• _WRITTEN EXERCISE_
With the images removed, repeat the data below exactly.

• _SOURCE DATA_

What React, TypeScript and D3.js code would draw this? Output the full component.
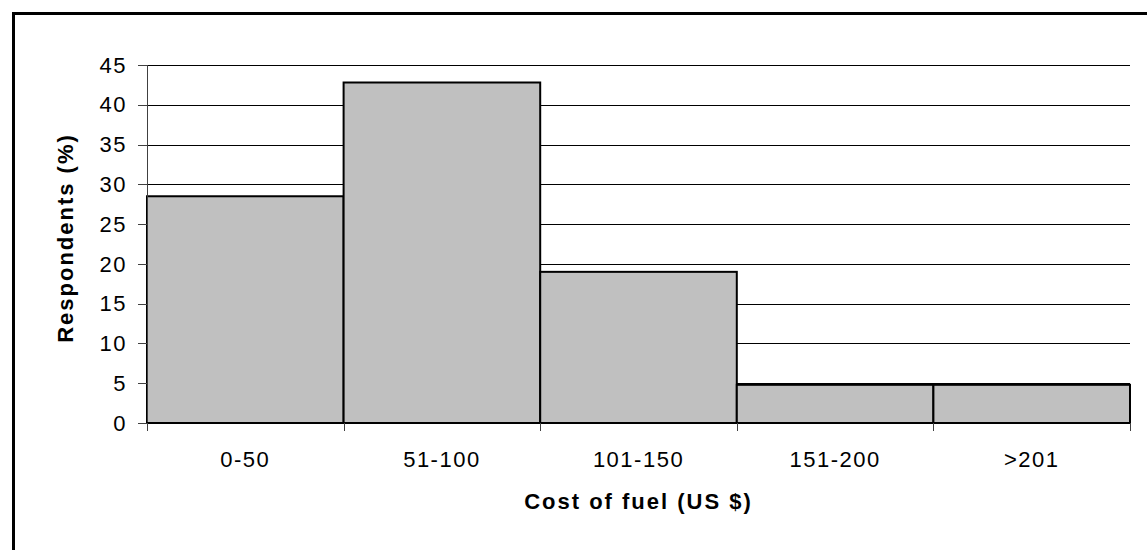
import React from 'react';
import * as d3 from 'd3';

// histogram bins and share of respondents (%)
const categories = ['0-50', '51-100', '101-150', '151-200', '>201'];
const respondents = [28.5, 42.8, 19.0, 4.8, 4.8];
const yTicks = [0, 5, 10, 15, 20, 25, 30, 35, 40, 45];

const xTitle = 'Cost of fuel (US $)';
const yTitle = 'Respondents (%)';

const FONT = '"Liberation Sans", Arial, Helvetica, sans-serif';

export default function App() {
  const width = 1147;
  const height = 550;
  const plot = { left: 147, right: 1130, top: 65, bottom: 423 };

  const x = d3.scaleBand<string>()
    .domain(categories)
    .range([plot.left, plot.right])
    .padding(0);

  const y = d3.scaleLinear()
    .domain([0, 45])
    .range([plot.bottom, plot.top]);

  // tick positions on x axis are the band edges
  const xEdges = categories.map(c => x(c) as number).concat([plot.right]);

  return (
    <svg
      width={width}
      height={height}
      style={{ position: 'absolute', left: 0, top: 0, background: '#fff' }}
      fontFamily={FONT}
    >
      {/* outer frame, runs off the right and bottom of the picture */}
      <rect x={13.5} y={13.5} width={width + 20} height={height + 20}
        fill="none" stroke="#000" strokeWidth={3} />

      {/* gridlines */}
      {yTicks.filter(t => t > 0).map(t => (
        <line key={'g' + t} x1={plot.left} x2={plot.right}
          y1={Math.round(y(t)) + 0.5} y2={Math.round(y(t)) + 0.5}
          stroke="#000" strokeWidth={1} />
      ))}

      {/* bars */}
      {categories.map((c, i) => (
        <rect key={c}
          x={x(c)}
          y={y(respondents[i])}
          width={x.bandwidth()}
          height={plot.bottom - y(respondents[i])}
          fill="#c0c0c0" stroke="#000" strokeWidth={2} />
      ))}

      {/* y axis */}
      <line x1={plot.left + 0.5} x2={plot.left + 0.5} y1={plot.top} y2={plot.bottom}
        stroke="#404040" strokeWidth={1} />
      {yTicks.map(t => (
        <g key={'y' + t}>
          <line x1={138} x2={plot.left} y1={Math.round(y(t)) + 0.5} y2={Math.round(y(t)) + 0.5}
            stroke="#404040" strokeWidth={1} />
          <text x={127} y={y(t)} dy="0.35em" textAnchor="end" fontSize={22}
            letterSpacing={1.5} fill="#000">{t}</text>
        </g>
      ))}

      {/* x axis */}
      <line x1={plot.left} x2={plot.right} y1={plot.bottom} y2={plot.bottom}
        stroke="#000" strokeWidth={2} />
      {xEdges.map((e, i) => (
        <line key={'xt' + i} x1={Math.round(e) + 0.5} x2={Math.round(e) + 0.5}
          y1={plot.bottom} y2={plot.bottom + 8} stroke="#404040" strokeWidth={1} />
      ))}
      {categories.map(c => (
        <text key={'xl' + c} x={(x(c) as number) + x.bandwidth() / 2} y={467}
          textAnchor="middle" fontSize={22} letterSpacing={1.5} fill="#000">{c}</text>
      ))}

      {/* axis titles */}
      <text x={(plot.left + plot.right) / 2} y={509} textAnchor="middle"
        fontSize={22} fontWeight="bold" letterSpacing={2} fill="#000">{xTitle}</text>
      <text transform={`translate(73, ${(plot.top + plot.bottom) / 2 - 6}) rotate(-90)`}
        textAnchor="middle" fontSize={22} fontWeight="bold" letterSpacing={2}
        fill="#000">{yTitle}</text>
    </svg>
  );
}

• _ANSWER FOR THE TASK_
What React, TypeScript and D3.js code would draw this? Output the full component.
import React from 'react';
import * as d3 from 'd3';

// histogram bins and share of respondents (%)
const categories = ['0-50', '51-100', '101-150', '151-200', '>201'];
const respondents = [28.5, 42.8, 19.0, 4.8, 4.8];
const yTicks = [0, 5, 10, 15, 20, 25, 30, 35, 40, 45];

const xTitle = 'Cost of fuel (US $)';
const yTitle = 'Respondents (%)';

const FONT = '"Liberation Sans", Arial, Helvetica, sans-serif';

export default function App() {
  const width = 1147;
  const height = 550;
  const plot = { left: 147, right: 1130, top: 65, bottom: 423 };

  const x = d3.scaleBand<string>()
    .domain(categories)
    .range([plot.left, plot.right])
    .padding(0);

  const y = d3.scaleLinear()
    .domain([0, 45])
    .range([plot.bottom, plot.top]);

  // tick positions on x axis are the band edges
  const xEdges = categories.map(c => x(c) as number).concat([plot.right]);

  return (
    <svg
      width={width}
      height={height}
      style={{ position: 'absolute', left: 0, top: 0, background: '#fff' }}
      fontFamily={FONT}
    >
      {/* outer frame, runs off the right and bottom of the picture */}
      <rect x={13.5} y={13.5} width={width + 20} height={height + 20}
        fill="none" stroke="#000" strokeWidth={3} />

      {/* gridlines */}
      {yTicks.filter(t => t > 0).map(t => (
        <line key={'g' + t} x1={plot.left} x2={plot.right}
          y1={Math.round(y(t)) + 0.5} y2={Math.round(y(t)) + 0.5}
          stroke="#000" strokeWidth={1} />
      ))}

      {/* bars */}
      {categories.map((c, i) => (
        <rect key={c}
          x={x(c)}
          y={y(respondents[i])}
          width={x.bandwidth()}
          height={plot.bottom - y(respondents[i])}
          fill="#c0c0c0" stroke="#000" strokeWidth={2} />
      ))}

      {/* y axis */}
      <line x1={plot.left + 0.5} x2={plot.left + 0.5} y1={plot.top} y2={plot.bottom}
        stroke="#404040" strokeWidth={1} />
      {yTicks.map(t => (
        <g key={'y' + t}>
          <line x1={138} x2={plot.left} y1={Math.round(y(t)) + 0.5} y2={Math.round(y(t)) + 0.5}
            stroke="#404040" strokeWidth={1} />
          <text x={127} y={y(t)} dy="0.35em" textAnchor="end" fontSize={22}
            letterSpacing={1.5} fill="#000">{t}</text>
        </g>
      ))}

      {/* x axis */}
      <line x1={plot.left} x2={plot.right} y1={plot.bottom} y2={plot.bottom}
        stroke="#000" strokeWidth={2} />
      {xEdges.map((e, i) => (
        <line key={'xt' + i} x1={Math.round(e) + 0.5} x2={Math.round(e) + 0.5}
          y1={plot.bottom} y2={plot.bottom + 8} stroke="#404040" strokeWidth={1} />
      ))}
      {categories.map(c => (
        <text key={'xl' + c} x={(x(c) as number) + x.bandwidth() / 2} y={467}
          textAnchor="middle" fontSize={22} letterSpacing={1.5} fill="#000">{c}</text>
      ))}

      {/* axis titles */}
      <text x={(plot.left + plot.right) / 2} y={509} textAnchor="middle"
        fontSize={22} fontWeight="bold" letterSpacing={2} fill="#000">{xTitle}</text>
      <text transform={`translate(73, ${(plot.top + plot.bottom) / 2 - 6}) rotate(-90)`}
        textAnchor="middle" fontSize={22} fontWeight="bold" letterSpacing={2}
        fill="#000">{yTitle}</text>
    </svg>
  );
}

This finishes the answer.